::: Dataset section

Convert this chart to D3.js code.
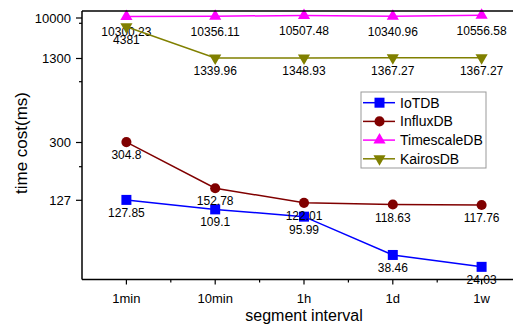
<!DOCTYPE html>
<meta charset="utf-8">
<head>
<title>Segment interval time cost</title>
<script src="https://d3js.org/d3.v7.min.js"></script>
<style>
body { margin: 0; background: #fff; }
text { font-family: "Liberation Sans", Arial, sans-serif; fill: #000; }
</style>
</head>
<body>
<script>
// Data
const categories = ["1min", "10min", "1h", "1d", "1w"];
const iotdb = [127.85, 109.1, 95.99, 38.46, 24.03];
const influxdb = [304.8, 152.78, 122.01, 118.63, 117.76];
const timescaledb = [10300.23, 10356.11, 10507.48, 10340.96, 10556.58];
const kairosdb = [4381, 1339.96, 1348.93, 1367.27, 1367.27];
const seriesNames = ["IoTDB", "InfluxDB", "TimescaleDB", "KairosDB"];
const yTicks = [127, 300, 1300, 10000];
const yMinorTicks = [200, 1000, 6000];

// Chart size
const width = 513, height = 332;
const margin = {top: 11, left: 82};
const plotW = 444;          // right edge runs past the window like the original
const plotBottom = 279.5;

const svg = d3.select("body").append("svg")
    .attr("width", width)
    .attr("height", height);

// x scale: categories evenly spaced
const x = d3.scalePoint()
    .domain(categories)
    .range([margin.left, margin.left + plotW])
    .padding(0.5);

// y scale: the original axis is non-uniform, so use a piecewise scale
const yKnots = [10, 40, 100, 127, 150, 200, 300, 1000, 1300, 4000, 6000, 10000, 11000];
const yKnotPx = [278.4, 253.7, 214, 200.3, 189.5, 166.7, 142.5, 81.7, 58.5, 27.5, 23.3, 18, 13];
const y = d3.scaleLinear().domain(yKnots).range(yKnotPx);

const styles = [
    {color: "#0000ff", symbol: d3.symbolSquare, size: 100, rotate: 0, dy: 17},
    {color: "#800000", symbol: d3.symbolCircle, size: 80, rotate: 0, dy: 17},
    {color: "#ff00ff", symbol: d3.symbolTriangle, size: 64, rotate: 0, dy: 20},
    {color: "#808000", symbol: d3.symbolTriangle, size: 64, rotate: 180, dy: 17}
];
const allSeries = [iotdb, influxdb, timescaledb, kairosdb];

const line = d3.line()
    .x((d, i) => x(categories[i]))
    .y(d => y(d));

// series: line, markers, labels, drawn in order
allSeries.forEach((values, s) => {
    const st = styles[s];
    const g = svg.append("g").attr("class", "series");

    g.append("path")
        .datum(values)
        .attr("fill", "none")
        .attr("stroke", st.color)
        .attr("stroke-width", 1.5)
        .attr("d", line);

    g.selectAll("path.marker")
        .data(values)
        .enter().append("path")
        .attr("class", "marker")
        .attr("d", d3.symbol().type(st.symbol).size(st.size))
        .attr("fill", st.color)
        .attr("transform", (d, i) => `translate(${x(categories[i])},${y(d)}) rotate(${st.rotate})`);

    g.selectAll("text")
        .data(values)
        .enter().append("text")
        .attr("x", (d, i) => x(categories[i]))
        .attr("y", d => y(d) + st.dy)
        .attr("text-anchor", "middle")
        .style("font-size", "12px")
        .text(d => d);
});

// frame
svg.append("line")
    .attr("x1", margin.left).attr("x2", width + 20)
    .attr("y1", margin.top).attr("y2", margin.top)
    .attr("stroke", "#000").attr("stroke-width", 1.5);
svg.append("line")
    .attr("x1", margin.left).attr("x2", margin.left)
    .attr("y1", margin.top).attr("y2", plotBottom)
    .attr("stroke", "#000").attr("stroke-width", 1.5);
svg.append("line")
    .attr("x1", margin.left).attr("x2", width + 20)
    .attr("y1", plotBottom).attr("y2", plotBottom)
    .attr("stroke", "#000").attr("stroke-width", 1.5);

// x axis ticks and labels
const xMinor = categories.slice(0, -1).map((c, i) => (x(c) + x(categories[i + 1])) / 2);
svg.selectAll("line.xtick")
    .data(categories)
    .enter().append("line")
    .attr("x1", d => x(d)).attr("x2", d => x(d))
    .attr("y1", plotBottom).attr("y2", plotBottom + 5)
    .attr("stroke", "#000").attr("stroke-width", 1.2);
svg.selectAll("line.xminor")
    .data(xMinor)
    .enter().append("line")
    .attr("x1", d => d).attr("x2", d => d)
    .attr("y1", plotBottom).attr("y2", plotBottom + 3)
    .attr("stroke", "#000").attr("stroke-width", 1.2);
svg.selectAll("text.xlabel")
    .data(categories)
    .enter().append("text")
    .attr("x", d => x(d))
    .attr("y", 302.5)
    .attr("text-anchor", "middle")
    .style("font-size", "13px")
    .text(d => d);

// y axis ticks and labels
svg.selectAll("line.ytick")
    .data(yTicks)
    .enter().append("line")
    .attr("x1", margin.left - 6).attr("x2", margin.left)
    .attr("y1", d => y(d)).attr("y2", d => y(d))
    .attr("stroke", "#000").attr("stroke-width", 1.2);
svg.selectAll("line.yminor")
    .data(yMinorTicks)
    .enter().append("line")
    .attr("x1", margin.left - 3).attr("x2", margin.left)
    .attr("y1", d => y(d)).attr("y2", d => y(d))
    .attr("stroke", "#000").attr("stroke-width", 1.2);
svg.selectAll("text.ylabel")
    .data(yTicks)
    .enter().append("text")
    .attr("x", 71)
    .attr("y", d => y(d))
    .attr("dy", "0.36em")
    .attr("text-anchor", "end")
    .style("font-size", "13px")
    .text(d => d);

// axis titles
svg.append("text")
    .attr("x", margin.left + plotW / 2)
    .attr("y", 320.5)
    .attr("text-anchor", "middle")
    .style("font-size", "16px")
    .text("segment interval");
svg.append("text")
    .attr("transform", "translate(27,143) rotate(-90)")
    .attr("text-anchor", "middle")
    .style("font-size", "17px")
    .text("time cost(ms)");

// legend
const legend = svg.append("g").attr("transform", "translate(361,92)");
legend.append("rect")
    .attr("width", 125).attr("height", 76)
    .attr("fill", "#fff").attr("stroke", "#999").attr("stroke-width", 1);
seriesNames.forEach((name, s) => {
    const st = styles[s];
    const ry = 10.7 + s * 18.7;
    legend.append("line")
        .attr("x1", 2).attr("x2", 34)
        .attr("y1", ry).attr("y2", ry)
        .attr("stroke", st.color).attr("stroke-width", 1.5);
    legend.append("path")
        .attr("d", d3.symbol().type(st.symbol).size(st.size)())
        .attr("fill", st.color)
        .attr("transform", `translate(18.5,${ry}) rotate(${st.rotate})`);
    legend.append("text")
        .attr("x", 39).attr("y", ry)
        .attr("dy", "0.36em")
        .style("font-size", "14px")
        .text(name);
});
</script>
</body>
</html>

::::::

## Requirements
Write out the whole listing exactly, and drop the pictures.

## Written answer
Convert this chart to D3.js code.
<!DOCTYPE html>
<meta charset="utf-8">
<head>
<title>Segment interval time cost</title>
<script src="https://d3js.org/d3.v7.min.js"></script>
<style>
body { margin: 0; background: #fff; }
text { font-family: "Liberation Sans", Arial, sans-serif; fill: #000; }
</style>
</head>
<body>
<script>
// Data
const categories = ["1min", "10min", "1h", "1d", "1w"];
const iotdb = [127.85, 109.1, 95.99, 38.46, 24.03];
const influxdb = [304.8, 152.78, 122.01, 118.63, 117.76];
const timescaledb = [10300.23, 10356.11, 10507.48, 10340.96, 10556.58];
const kairosdb = [4381, 1339.96, 1348.93, 1367.27, 1367.27];
const seriesNames = ["IoTDB", "InfluxDB", "TimescaleDB", "KairosDB"];
const yTicks = [127, 300, 1300, 10000];
const yMinorTicks = [200, 1000, 6000];

// Chart size
const width = 513, height = 332;
const margin = {top: 11, left: 82};
const plotW = 444;          // right edge runs past the window like the original
const plotBottom = 279.5;

const svg = d3.select("body").append("svg")
    .attr("width", width)
    .attr("height", height);

// x scale: categories evenly spaced
const x = d3.scalePoint()
    .domain(categories)
    .range([margin.left, margin.left + plotW])
    .padding(0.5);

// y scale: the original axis is non-uniform, so use a piecewise scale
const yKnots = [10, 40, 100, 127, 150, 200, 300, 1000, 1300, 4000, 6000, 10000, 11000];
const yKnotPx = [278.4, 253.7, 214, 200.3, 189.5, 166.7, 142.5, 81.7, 58.5, 27.5, 23.3, 18, 13];
const y = d3.scaleLinear().domain(yKnots).range(yKnotPx);

const styles = [
    {color: "#0000ff", symbol: d3.symbolSquare, size: 100, rotate: 0, dy: 17},
    {color: "#800000", symbol: d3.symbolCircle, size: 80, rotate: 0, dy: 17},
    {color: "#ff00ff", symbol: d3.symbolTriangle, size: 64, rotate: 0, dy: 20},
    {color: "#808000", symbol: d3.symbolTriangle, size: 64, rotate: 180, dy: 17}
];
const allSeries = [iotdb, influxdb, timescaledb, kairosdb];

const line = d3.line()
    .x((d, i) => x(categories[i]))
    .y(d => y(d));

// series: line, markers, labels, drawn in order
allSeries.forEach((values, s) => {
    const st = styles[s];
    const g = svg.append("g").attr("class", "series");

    g.append("path")
        .datum(values)
        .attr("fill", "none")
        .attr("stroke", st.color)
        .attr("stroke-width", 1.5)
        .attr("d", line);

    g.selectAll("path.marker")
        .data(values)
        .enter().append("path")
        .attr("class", "marker")
        .attr("d", d3.symbol().type(st.symbol).size(st.size))
        .attr("fill", st.color)
        .attr("transform", (d, i) => `translate(${x(categories[i])},${y(d)}) rotate(${st.rotate})`);

    g.selectAll("text")
        .data(values)
        .enter().append("text")
        .attr("x", (d, i) => x(categories[i]))
        .attr("y", d => y(d) + st.dy)
        .attr("text-anchor", "middle")
        .style("font-size", "12px")
        .text(d => d);
});

// frame
svg.append("line")
    .attr("x1", margin.left).attr("x2", width + 20)
    .attr("y1", margin.top).attr("y2", margin.top)
    .attr("stroke", "#000").attr("stroke-width", 1.5);
svg.append("line")
    .attr("x1", margin.left).attr("x2", margin.left)
    .attr("y1", margin.top).attr("y2", plotBottom)
    .attr("stroke", "#000").attr("stroke-width", 1.5);
svg.append("line")
    .attr("x1", margin.left).attr("x2", width + 20)
    .attr("y1", plotBottom).attr("y2", plotBottom)
    .attr("stroke", "#000").attr("stroke-width", 1.5);

// x axis ticks and labels
const xMinor = categories.slice(0, -1).map((c, i) => (x(c) + x(categories[i + 1])) / 2);
svg.selectAll("line.xtick")
    .data(categories)
    .enter().append("line")
    .attr("x1", d => x(d)).attr("x2", d => x(d))
    .attr("y1", plotBottom).attr("y2", plotBottom + 5)
    .attr("stroke", "#000").attr("stroke-width", 1.2);
svg.selectAll("line.xminor")
    .data(xMinor)
    .enter().append("line")
    .attr("x1", d => d).attr("x2", d => d)
    .attr("y1", plotBottom).attr("y2", plotBottom + 3)
    .attr("stroke", "#000").attr("stroke-width", 1.2);
svg.selectAll("text.xlabel")
    .data(categories)
    .enter().append("text")
    .attr("x", d => x(d))
    .attr("y", 302.5)
    .attr("text-anchor", "middle")
    .style("font-size", "13px")
    .text(d => d);

// y axis ticks and labels
svg.selectAll("line.ytick")
    .data(yTicks)
    .enter().append("line")
    .attr("x1", margin.left - 6).attr("x2", margin.left)
    .attr("y1", d => y(d)).attr("y2", d => y(d))
    .attr("stroke", "#000").attr("stroke-width", 1.2);
svg.selectAll("line.yminor")
    .data(yMinorTicks)
    .enter().append("line")
    .attr("x1", margin.left - 3).attr("x2", margin.left)
    .attr("y1", d => y(d)).attr("y2", d => y(d))
    .attr("stroke", "#000").attr("stroke-width", 1.2);
svg.selectAll("text.ylabel")
    .data(yTicks)
    .enter().append("text")
    .attr("x", 71)
    .attr("y", d => y(d))
    .attr("dy", "0.36em")
    .attr("text-anchor", "end")
    .style("font-size", "13px")
    .text(d => d);

// axis titles
svg.append("text")
    .attr("x", margin.left + plotW / 2)
    .attr("y", 320.5)
    .attr("text-anchor", "middle")
    .style("font-size", "16px")
    .text("segment interval");
svg.append("text")
    .attr("transform", "translate(27,143) rotate(-90)")
    .attr("text-anchor", "middle")
    .style("font-size", "17px")
    .text("time cost(ms)");

// legend
const legend = svg.append("g").attr("transform", "translate(361,92)");
legend.append("rect")
    .attr("width", 125).attr("height", 76)
    .attr("fill", "#fff").attr("stroke", "#999").attr("stroke-width", 1);
seriesNames.forEach((name, s) => {
    const st = styles[s];
    const ry = 10.7 + s * 18.7;
    legend.append("line")
        .attr("x1", 2).attr("x2", 34)
        .attr("y1", ry).attr("y2", ry)
        .attr("stroke", st.color).attr("stroke-width", 1.5);
    legend.append("path")
        .attr("d", d3.symbol().type(st.symbol).size(st.size)())
        .attr("fill", st.color)
        .attr("transform", `translate(18.5,${ry}) rotate(${st.rotate})`);
    legend.append("text")
        .attr("x", 39).attr("y", ry)
        .attr("dy", "0.36em")
        .style("font-size", "14px")
        .text(name);
});
</script>
</body>
</html>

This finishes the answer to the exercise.